Each line in the material below, starting at the one with "What TikZ code" and ending at the one with "the management of", is to be reproduced exactly; no picture is to be copied.
## start RECORDS
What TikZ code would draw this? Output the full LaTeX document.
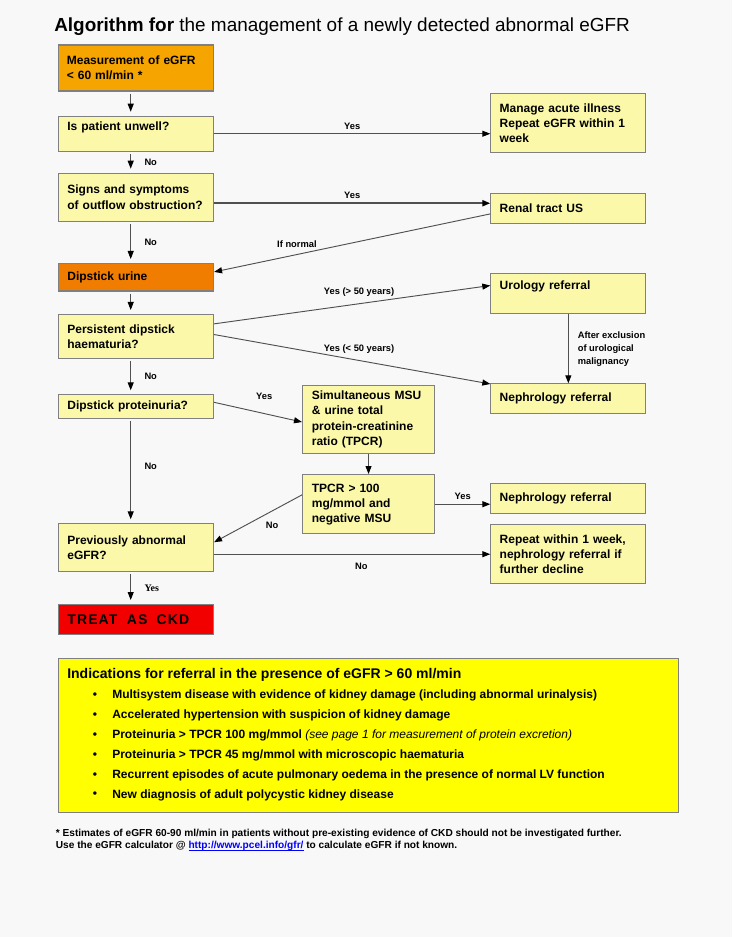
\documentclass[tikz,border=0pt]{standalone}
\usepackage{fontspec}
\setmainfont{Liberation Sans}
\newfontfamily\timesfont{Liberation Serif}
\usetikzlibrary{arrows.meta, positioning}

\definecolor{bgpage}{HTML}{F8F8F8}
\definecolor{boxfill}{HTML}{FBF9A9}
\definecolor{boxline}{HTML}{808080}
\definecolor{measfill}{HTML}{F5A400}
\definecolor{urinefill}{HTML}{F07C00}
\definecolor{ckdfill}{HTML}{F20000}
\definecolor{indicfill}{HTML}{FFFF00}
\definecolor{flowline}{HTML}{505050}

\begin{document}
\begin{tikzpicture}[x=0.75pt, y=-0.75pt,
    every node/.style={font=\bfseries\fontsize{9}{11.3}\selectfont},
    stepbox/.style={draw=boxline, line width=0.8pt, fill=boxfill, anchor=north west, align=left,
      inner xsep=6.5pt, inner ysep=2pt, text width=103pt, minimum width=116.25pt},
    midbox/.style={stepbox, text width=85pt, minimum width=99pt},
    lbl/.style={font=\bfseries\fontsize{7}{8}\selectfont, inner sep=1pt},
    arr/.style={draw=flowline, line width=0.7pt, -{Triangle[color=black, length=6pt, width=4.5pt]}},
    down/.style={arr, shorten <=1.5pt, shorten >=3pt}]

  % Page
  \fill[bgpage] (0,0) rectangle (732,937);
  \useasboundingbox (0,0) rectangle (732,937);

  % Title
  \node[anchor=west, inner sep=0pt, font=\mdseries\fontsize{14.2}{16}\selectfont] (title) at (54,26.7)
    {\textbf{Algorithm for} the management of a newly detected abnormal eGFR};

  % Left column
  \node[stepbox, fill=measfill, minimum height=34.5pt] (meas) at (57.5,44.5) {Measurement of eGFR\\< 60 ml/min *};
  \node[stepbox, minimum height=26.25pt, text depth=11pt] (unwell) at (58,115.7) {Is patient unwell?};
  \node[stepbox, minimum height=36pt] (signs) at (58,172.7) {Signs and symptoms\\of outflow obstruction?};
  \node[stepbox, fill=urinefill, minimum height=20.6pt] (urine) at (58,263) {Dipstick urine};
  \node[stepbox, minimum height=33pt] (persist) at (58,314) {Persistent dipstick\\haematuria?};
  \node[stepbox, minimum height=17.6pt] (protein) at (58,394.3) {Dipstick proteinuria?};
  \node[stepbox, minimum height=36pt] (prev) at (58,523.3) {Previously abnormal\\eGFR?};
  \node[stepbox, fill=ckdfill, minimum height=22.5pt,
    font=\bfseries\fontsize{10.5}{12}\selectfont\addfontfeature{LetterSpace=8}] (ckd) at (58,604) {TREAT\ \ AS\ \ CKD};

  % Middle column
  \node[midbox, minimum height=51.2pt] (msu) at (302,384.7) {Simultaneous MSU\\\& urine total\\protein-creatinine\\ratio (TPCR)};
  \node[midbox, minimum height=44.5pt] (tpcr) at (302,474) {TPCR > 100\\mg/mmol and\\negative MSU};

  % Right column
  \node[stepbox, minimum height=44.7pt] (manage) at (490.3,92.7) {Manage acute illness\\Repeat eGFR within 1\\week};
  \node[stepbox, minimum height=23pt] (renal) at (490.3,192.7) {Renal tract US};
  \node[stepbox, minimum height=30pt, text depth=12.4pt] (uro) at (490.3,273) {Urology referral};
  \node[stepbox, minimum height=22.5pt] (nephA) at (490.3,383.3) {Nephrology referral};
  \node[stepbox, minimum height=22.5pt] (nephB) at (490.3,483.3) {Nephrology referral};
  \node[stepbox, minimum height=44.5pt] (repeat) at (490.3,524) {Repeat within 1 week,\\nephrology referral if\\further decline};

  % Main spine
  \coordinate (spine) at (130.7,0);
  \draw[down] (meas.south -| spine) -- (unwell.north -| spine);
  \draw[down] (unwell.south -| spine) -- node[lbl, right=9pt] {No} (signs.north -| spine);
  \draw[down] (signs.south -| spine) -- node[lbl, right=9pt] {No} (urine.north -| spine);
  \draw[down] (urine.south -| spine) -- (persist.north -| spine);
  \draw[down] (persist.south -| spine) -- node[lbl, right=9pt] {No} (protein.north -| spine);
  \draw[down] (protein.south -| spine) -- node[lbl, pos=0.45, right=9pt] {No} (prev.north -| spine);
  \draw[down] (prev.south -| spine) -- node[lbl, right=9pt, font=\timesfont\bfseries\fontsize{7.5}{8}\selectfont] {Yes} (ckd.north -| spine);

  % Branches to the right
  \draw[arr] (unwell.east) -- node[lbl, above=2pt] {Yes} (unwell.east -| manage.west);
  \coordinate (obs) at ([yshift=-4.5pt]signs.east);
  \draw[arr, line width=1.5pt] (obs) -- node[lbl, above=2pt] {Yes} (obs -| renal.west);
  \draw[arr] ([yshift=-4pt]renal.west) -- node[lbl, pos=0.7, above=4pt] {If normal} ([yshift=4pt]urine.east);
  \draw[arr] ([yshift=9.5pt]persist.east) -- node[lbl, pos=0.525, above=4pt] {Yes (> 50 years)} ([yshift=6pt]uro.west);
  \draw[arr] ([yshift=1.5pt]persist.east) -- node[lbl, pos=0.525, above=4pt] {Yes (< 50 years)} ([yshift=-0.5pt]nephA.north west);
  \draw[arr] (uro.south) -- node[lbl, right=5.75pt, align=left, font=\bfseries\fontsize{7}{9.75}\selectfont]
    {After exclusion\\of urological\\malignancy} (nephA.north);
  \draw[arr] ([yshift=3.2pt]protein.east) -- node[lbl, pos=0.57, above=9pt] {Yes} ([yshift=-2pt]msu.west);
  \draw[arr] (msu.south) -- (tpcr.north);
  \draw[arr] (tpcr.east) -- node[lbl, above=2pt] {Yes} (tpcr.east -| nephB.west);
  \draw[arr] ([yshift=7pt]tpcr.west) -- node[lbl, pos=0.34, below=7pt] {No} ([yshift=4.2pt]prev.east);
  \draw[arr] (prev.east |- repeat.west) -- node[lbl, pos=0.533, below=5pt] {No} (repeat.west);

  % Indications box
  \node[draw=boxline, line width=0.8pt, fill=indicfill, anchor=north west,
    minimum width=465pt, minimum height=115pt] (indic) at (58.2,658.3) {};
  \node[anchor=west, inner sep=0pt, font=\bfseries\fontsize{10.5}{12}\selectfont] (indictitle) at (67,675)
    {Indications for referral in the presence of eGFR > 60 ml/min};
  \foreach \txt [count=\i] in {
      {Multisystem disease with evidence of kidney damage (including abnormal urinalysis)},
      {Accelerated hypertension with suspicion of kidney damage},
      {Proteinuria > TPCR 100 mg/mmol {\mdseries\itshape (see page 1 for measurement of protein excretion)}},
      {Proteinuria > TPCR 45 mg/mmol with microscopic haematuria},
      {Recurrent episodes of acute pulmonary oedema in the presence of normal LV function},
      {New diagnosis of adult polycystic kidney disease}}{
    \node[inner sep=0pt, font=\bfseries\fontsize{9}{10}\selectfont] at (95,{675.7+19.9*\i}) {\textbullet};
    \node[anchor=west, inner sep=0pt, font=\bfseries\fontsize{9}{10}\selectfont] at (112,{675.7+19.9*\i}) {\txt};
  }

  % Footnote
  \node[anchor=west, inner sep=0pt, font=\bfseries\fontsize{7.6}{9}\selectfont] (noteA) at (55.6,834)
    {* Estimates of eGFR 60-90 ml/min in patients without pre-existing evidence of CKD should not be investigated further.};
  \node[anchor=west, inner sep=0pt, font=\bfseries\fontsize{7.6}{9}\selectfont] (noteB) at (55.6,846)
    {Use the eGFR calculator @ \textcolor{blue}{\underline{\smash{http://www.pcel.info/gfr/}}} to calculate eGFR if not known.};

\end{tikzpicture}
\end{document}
## end RECORDS
## start RECORDS
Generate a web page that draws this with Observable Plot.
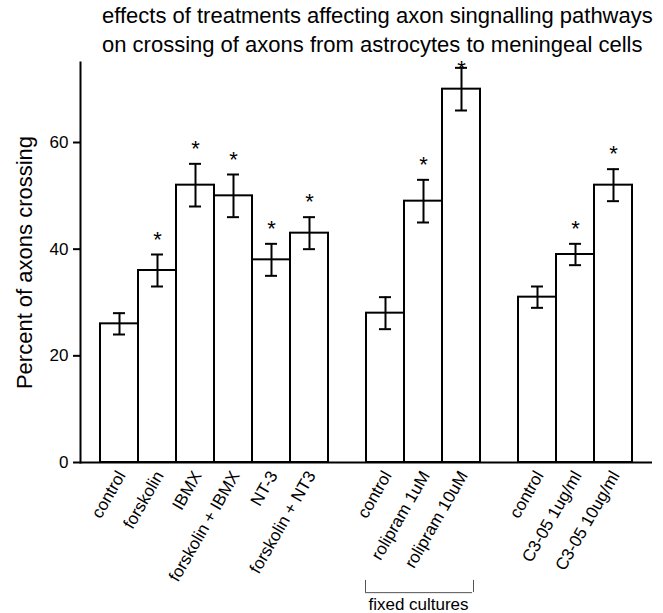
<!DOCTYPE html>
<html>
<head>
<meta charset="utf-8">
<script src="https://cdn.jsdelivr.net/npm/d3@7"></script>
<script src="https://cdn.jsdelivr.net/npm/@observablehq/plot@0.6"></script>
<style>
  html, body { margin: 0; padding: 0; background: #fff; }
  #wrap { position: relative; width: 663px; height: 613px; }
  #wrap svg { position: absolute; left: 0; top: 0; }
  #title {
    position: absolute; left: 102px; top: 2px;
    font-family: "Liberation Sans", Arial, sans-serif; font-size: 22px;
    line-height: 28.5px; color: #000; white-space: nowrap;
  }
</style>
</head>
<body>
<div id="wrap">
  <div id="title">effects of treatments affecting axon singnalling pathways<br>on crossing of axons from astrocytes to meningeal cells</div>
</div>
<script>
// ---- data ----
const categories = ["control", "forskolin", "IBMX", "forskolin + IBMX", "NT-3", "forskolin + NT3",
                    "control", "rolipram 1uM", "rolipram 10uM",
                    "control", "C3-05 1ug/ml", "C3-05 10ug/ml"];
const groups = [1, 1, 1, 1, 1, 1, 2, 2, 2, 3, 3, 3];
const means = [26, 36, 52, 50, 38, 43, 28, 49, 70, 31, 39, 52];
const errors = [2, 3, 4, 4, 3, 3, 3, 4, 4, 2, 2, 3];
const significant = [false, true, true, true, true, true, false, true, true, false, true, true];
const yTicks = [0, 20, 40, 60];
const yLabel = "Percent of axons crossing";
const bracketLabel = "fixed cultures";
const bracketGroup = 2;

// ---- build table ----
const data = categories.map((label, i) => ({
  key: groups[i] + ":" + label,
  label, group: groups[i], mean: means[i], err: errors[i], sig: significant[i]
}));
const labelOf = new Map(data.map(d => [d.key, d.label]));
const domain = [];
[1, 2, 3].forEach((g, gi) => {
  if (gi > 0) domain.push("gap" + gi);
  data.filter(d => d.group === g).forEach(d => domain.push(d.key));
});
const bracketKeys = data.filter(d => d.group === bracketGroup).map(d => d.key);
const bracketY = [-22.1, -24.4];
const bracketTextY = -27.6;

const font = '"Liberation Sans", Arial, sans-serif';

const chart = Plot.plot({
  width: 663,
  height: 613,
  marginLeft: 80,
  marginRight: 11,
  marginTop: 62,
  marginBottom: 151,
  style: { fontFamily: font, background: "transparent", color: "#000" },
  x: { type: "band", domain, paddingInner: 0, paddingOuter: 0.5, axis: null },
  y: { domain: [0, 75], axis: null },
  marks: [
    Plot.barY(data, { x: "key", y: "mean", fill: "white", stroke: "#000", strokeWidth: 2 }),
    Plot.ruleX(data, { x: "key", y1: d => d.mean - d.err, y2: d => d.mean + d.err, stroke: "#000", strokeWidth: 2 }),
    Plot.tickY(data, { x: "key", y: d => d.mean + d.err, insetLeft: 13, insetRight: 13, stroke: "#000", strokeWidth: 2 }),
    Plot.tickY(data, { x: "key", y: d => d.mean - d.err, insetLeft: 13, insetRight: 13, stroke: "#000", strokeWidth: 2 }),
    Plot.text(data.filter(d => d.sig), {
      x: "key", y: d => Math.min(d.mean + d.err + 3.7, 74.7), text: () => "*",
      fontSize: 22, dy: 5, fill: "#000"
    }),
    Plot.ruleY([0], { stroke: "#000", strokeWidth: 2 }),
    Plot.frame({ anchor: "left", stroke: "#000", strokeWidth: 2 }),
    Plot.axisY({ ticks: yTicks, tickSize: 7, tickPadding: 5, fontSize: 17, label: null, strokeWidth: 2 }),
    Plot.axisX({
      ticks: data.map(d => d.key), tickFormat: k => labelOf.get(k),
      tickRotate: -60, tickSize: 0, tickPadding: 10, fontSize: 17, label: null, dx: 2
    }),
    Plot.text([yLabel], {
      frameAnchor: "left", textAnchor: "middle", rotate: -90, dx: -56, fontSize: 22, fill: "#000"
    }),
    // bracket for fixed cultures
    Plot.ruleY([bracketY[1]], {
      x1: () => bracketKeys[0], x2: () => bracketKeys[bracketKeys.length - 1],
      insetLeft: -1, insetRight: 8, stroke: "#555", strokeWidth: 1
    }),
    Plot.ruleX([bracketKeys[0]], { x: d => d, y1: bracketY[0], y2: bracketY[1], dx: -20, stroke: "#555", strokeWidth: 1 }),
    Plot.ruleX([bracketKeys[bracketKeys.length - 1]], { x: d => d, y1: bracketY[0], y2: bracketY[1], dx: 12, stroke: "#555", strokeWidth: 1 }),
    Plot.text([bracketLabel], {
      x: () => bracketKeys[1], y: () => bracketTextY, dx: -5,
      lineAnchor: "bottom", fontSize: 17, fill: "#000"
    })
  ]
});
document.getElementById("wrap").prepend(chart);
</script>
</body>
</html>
## end RECORDS
=== EXERCISE ANSWER ===
What TikZ code would draw this? Output the full LaTeX document.
\documentclass[tikz,border=0pt]{standalone}
\usepackage{fontspec}
\setmainfont{Liberation Sans}
\newfontfamily\timesfont{Liberation Serif}
\usetikzlibrary{arrows.meta, positioning}

\definecolor{bgpage}{HTML}{F8F8F8}
\definecolor{boxfill}{HTML}{FBF9A9}
\definecolor{boxline}{HTML}{808080}
\definecolor{measfill}{HTML}{F5A400}
\definecolor{urinefill}{HTML}{F07C00}
\definecolor{ckdfill}{HTML}{F20000}
\definecolor{indicfill}{HTML}{FFFF00}
\definecolor{flowline}{HTML}{505050}

\begin{document}
\begin{tikzpicture}[x=0.75pt, y=-0.75pt,
    every node/.style={font=\bfseries\fontsize{9}{11.3}\selectfont},
    stepbox/.style={draw=boxline, line width=0.8pt, fill=boxfill, anchor=north west, align=left,
      inner xsep=6.5pt, inner ysep=2pt, text width=103pt, minimum width=116.25pt},
    midbox/.style={stepbox, text width=85pt, minimum width=99pt},
    lbl/.style={font=\bfseries\fontsize{7}{8}\selectfont, inner sep=1pt},
    arr/.style={draw=flowline, line width=0.7pt, -{Triangle[color=black, length=6pt, width=4.5pt]}},
    down/.style={arr, shorten <=1.5pt, shorten >=3pt}]

  % Page
  \fill[bgpage] (0,0) rectangle (732,937);
  \useasboundingbox (0,0) rectangle (732,937);

  % Title
  \node[anchor=west, inner sep=0pt, font=\mdseries\fontsize{14.2}{16}\selectfont] (title) at (54,26.7)
    {\textbf{Algorithm for} the management of a newly detected abnormal eGFR};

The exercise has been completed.